News
Trump Wants To Ban Muslims From Entering The U.S.
In an email statement distributed to the press Monday, GOP presidential candidate Donald Trump announced his new plan for preventing terrorist attacks on domestic soil. He's sunk to an all-time low, despite the bevy of inaccurate and incendiary remarks he's made in the past few months. In the statement, Trump suggested a ban on Muslims entering the United States, citing curious statistics from the Pew Research Center and the Center for Security Policy. Trump pointed to anti-American sentiment among Muslim immigrants as indirect proof that the waves of Syrian refugees attempting to enter the country are a danger to civilians.
"Without looking at the various polling data, it is obvious to anybody the hatred is beyond comprehension," Trump wrote. "Until we are able to determine and understand this problem and the dangerous threat it poses, our country cannot be the victims of horrendous attacks by people that believe only in jihad, and have no sense of reason or respect for human life." He added that various archaic Islamic practices could prove deadly for American citizens if large swaths of the global Muslim population were allowed past U.S. borders, and once again said that if he were elected president, he would "make America great again," reiterating his campaign's official tagline.
Hope Hicks, a spokeswoman for the billionaire business mogul, confirmed Monday that the email had been sent by Trump’s campaign. When pressed by The New York Times about what had prompted the aggressive stance, she stated that Trump said “death." According to Hicks, the ban would also extend to Muslim-Americans currently traveling abroad. “Mr. Trump says, 'everyone’ [is included in the ban]."

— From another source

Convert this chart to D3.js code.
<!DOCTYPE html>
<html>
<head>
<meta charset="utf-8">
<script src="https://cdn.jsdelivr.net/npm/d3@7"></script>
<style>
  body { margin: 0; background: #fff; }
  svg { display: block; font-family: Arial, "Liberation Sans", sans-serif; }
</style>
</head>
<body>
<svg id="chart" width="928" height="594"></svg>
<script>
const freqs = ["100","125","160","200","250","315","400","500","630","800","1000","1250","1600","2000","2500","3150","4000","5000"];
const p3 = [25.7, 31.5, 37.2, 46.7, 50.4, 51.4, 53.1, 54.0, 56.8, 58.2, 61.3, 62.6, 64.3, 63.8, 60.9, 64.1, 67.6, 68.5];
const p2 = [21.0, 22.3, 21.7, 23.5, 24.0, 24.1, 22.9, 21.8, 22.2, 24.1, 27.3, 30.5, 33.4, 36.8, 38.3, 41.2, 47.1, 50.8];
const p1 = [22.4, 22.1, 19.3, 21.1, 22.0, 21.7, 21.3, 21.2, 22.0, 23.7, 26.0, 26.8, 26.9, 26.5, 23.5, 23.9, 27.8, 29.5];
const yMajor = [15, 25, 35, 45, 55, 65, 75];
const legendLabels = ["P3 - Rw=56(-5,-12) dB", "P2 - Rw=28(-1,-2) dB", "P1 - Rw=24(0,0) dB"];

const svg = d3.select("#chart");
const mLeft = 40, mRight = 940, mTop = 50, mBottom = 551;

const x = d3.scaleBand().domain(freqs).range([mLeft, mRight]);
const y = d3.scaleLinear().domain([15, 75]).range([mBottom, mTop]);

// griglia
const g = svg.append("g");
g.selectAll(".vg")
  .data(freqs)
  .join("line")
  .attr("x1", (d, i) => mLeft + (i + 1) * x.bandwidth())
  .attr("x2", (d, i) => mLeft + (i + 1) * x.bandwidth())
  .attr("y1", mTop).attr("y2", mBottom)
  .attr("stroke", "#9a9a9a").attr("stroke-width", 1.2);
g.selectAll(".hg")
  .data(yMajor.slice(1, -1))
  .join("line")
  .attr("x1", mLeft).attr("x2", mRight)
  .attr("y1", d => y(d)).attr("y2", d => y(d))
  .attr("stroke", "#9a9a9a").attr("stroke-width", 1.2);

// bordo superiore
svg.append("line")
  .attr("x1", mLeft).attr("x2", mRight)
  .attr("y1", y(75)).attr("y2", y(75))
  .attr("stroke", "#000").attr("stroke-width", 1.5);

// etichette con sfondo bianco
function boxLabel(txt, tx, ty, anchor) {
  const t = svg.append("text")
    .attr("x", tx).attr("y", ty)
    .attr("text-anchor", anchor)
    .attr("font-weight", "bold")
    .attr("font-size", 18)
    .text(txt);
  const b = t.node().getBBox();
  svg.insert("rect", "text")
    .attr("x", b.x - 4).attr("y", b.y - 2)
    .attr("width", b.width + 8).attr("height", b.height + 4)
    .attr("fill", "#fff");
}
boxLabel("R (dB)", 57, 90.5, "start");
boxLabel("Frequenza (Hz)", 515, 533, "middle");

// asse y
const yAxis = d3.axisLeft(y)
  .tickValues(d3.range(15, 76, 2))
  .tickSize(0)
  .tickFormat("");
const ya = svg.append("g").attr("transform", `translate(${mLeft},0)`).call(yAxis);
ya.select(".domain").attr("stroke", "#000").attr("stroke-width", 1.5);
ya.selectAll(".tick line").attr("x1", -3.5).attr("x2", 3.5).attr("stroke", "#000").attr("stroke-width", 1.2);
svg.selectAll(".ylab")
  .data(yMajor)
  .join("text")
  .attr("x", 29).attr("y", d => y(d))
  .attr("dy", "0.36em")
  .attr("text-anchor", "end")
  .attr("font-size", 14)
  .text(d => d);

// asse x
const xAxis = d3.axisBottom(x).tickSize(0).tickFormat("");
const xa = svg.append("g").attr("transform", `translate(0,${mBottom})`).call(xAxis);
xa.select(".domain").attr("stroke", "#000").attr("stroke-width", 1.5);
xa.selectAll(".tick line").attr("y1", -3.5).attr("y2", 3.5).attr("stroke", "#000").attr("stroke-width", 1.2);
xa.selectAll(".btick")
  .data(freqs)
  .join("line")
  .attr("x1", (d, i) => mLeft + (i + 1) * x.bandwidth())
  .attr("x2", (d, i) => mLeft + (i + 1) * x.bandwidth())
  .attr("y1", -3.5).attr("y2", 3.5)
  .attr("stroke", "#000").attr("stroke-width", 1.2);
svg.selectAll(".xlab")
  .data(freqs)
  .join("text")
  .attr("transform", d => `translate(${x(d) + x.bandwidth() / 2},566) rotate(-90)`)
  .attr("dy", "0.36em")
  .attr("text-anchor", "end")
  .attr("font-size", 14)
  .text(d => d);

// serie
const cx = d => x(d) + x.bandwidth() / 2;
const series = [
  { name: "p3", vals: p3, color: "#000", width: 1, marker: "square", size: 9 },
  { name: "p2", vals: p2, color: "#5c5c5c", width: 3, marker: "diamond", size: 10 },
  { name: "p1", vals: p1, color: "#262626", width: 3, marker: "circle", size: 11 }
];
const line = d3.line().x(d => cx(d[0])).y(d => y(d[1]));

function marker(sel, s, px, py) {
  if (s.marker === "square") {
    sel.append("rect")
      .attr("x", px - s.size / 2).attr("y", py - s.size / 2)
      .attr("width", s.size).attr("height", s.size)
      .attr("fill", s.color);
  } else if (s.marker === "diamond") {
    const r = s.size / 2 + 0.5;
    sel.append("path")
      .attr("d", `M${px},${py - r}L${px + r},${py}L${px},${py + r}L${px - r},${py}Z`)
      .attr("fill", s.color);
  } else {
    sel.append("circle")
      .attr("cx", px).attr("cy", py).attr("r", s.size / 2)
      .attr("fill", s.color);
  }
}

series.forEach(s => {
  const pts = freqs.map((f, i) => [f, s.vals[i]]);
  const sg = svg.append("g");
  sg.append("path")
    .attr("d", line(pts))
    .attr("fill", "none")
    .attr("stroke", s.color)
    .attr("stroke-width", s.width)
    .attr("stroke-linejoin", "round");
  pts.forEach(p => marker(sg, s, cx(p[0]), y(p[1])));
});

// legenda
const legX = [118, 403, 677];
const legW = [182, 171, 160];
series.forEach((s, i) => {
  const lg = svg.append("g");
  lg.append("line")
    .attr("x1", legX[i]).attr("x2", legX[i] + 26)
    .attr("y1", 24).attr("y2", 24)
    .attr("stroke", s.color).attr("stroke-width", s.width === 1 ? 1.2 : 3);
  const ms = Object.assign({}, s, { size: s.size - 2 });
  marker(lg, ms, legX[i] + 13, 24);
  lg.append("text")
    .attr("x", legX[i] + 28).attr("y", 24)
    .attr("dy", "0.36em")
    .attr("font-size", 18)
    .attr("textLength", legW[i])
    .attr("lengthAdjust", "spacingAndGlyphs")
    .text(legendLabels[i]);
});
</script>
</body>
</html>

In his statement, Trump specifically cited a prominent study disseminated by the Center for Security Policy (CSP), a think tank which has critical views of Islam and a strong connection to the Tea Party. In June of this year, the CSP released a poll which claimed to show that "[51 percent of] Muslims in America [believed they] should have the choice of being governed according to shariah." According to the Center's numbers, an additional 25 percent of Muslim-Americans believed that "violence against Americans here in the United States [could] be justified as part of the global jihad."
That study, however, was later panned by Georgetown University's Muslim-Christian Bridge Initiative as "grounded in bias" and "riddled with flaws," given that the organization had only surveyed 600 self-described Muslims. In other words, it's a less-than-reliable indicator of the nearly three million Muslim-Americans living in the United States at present.

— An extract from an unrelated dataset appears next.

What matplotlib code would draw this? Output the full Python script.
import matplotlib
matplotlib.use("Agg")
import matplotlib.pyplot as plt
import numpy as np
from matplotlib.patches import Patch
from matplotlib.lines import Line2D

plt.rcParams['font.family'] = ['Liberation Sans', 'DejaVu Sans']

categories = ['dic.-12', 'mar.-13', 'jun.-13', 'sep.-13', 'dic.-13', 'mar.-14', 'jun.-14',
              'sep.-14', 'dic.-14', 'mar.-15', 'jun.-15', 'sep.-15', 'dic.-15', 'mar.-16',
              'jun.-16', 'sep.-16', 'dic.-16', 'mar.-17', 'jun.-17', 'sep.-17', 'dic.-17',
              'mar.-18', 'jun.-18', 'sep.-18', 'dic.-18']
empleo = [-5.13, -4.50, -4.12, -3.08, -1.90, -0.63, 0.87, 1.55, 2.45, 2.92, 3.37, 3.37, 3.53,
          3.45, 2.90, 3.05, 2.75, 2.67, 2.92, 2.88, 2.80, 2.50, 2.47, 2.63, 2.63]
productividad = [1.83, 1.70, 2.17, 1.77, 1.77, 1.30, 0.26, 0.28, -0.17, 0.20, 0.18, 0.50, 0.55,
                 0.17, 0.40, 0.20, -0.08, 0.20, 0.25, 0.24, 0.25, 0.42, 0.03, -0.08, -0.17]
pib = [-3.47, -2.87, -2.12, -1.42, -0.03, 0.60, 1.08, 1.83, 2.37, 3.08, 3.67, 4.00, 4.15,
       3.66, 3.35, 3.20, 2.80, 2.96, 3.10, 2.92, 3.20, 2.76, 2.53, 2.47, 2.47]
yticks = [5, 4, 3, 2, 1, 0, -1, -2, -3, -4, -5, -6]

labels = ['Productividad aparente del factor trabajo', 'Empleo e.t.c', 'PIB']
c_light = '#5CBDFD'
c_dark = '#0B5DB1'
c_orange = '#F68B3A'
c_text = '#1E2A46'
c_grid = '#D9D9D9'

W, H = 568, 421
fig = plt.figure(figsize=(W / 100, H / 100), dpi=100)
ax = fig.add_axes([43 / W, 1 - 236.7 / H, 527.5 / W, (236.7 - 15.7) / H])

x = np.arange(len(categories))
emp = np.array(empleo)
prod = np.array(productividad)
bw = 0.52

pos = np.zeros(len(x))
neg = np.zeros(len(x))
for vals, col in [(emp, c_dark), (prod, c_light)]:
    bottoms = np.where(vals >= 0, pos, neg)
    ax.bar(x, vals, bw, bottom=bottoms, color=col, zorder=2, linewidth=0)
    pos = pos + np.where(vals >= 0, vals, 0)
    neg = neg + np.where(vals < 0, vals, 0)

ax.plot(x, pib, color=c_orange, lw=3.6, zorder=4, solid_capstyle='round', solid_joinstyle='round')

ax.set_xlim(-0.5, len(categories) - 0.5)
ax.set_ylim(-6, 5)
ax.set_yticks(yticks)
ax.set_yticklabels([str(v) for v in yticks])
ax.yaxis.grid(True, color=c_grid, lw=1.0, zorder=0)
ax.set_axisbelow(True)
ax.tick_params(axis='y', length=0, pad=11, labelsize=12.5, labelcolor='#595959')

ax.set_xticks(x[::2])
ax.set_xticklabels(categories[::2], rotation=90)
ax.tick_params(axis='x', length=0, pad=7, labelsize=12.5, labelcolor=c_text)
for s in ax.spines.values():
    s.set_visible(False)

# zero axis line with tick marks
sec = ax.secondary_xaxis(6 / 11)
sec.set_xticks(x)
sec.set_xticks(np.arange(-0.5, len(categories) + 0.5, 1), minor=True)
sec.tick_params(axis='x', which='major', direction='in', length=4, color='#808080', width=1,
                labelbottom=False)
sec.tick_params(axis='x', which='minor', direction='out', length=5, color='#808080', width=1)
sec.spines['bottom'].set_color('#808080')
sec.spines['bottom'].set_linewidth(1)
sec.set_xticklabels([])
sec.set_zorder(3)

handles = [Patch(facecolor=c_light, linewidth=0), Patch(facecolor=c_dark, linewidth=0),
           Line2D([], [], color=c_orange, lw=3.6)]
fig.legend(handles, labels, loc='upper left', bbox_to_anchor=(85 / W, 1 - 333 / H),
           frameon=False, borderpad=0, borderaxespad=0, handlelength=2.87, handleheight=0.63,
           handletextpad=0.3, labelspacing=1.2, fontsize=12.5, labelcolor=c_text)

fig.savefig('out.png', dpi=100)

"Since the early 2000s, CSP has generated dozens of occasional papers, blogs, and reports that fixate on shariah or other allegedly nefarious topics related to Islam," the group wrote in a response on its official website. "Often, they are loosely sourced or entirely unsubstantiated, relying instead on a furtive web of connections or, in one case, a 24-year-old document written by a lone Muslim activist that has since been roundly discredited."
According to the Bridge Initiative, the American Association for Public Opinion Research (AAPOR), which determines ethical standards for polling in the United States, has made it clear that "opt-in" surveys like the one conducted by CSP "cannot be considered representative of the intended population." Not only was the survey faulty, they suggested, but it was also dishonest.
While Trump may believe that he's doing the country a favor by disseminating statistics and facts which support his narrative, the GOP candidate was in reality doing himself a disservice by citing flawed studies and pushing a radicalized agenda of his own. And his fellow Republicans seemed more than happy to use the opportunity for their own advantage.
"This is just more of the outrageous divisiveness that characterizes his every breath," said Ohio Gov. John Kasich in a statement Monday. "[It's just] another reason why he is entirely unsuited to lead the United States."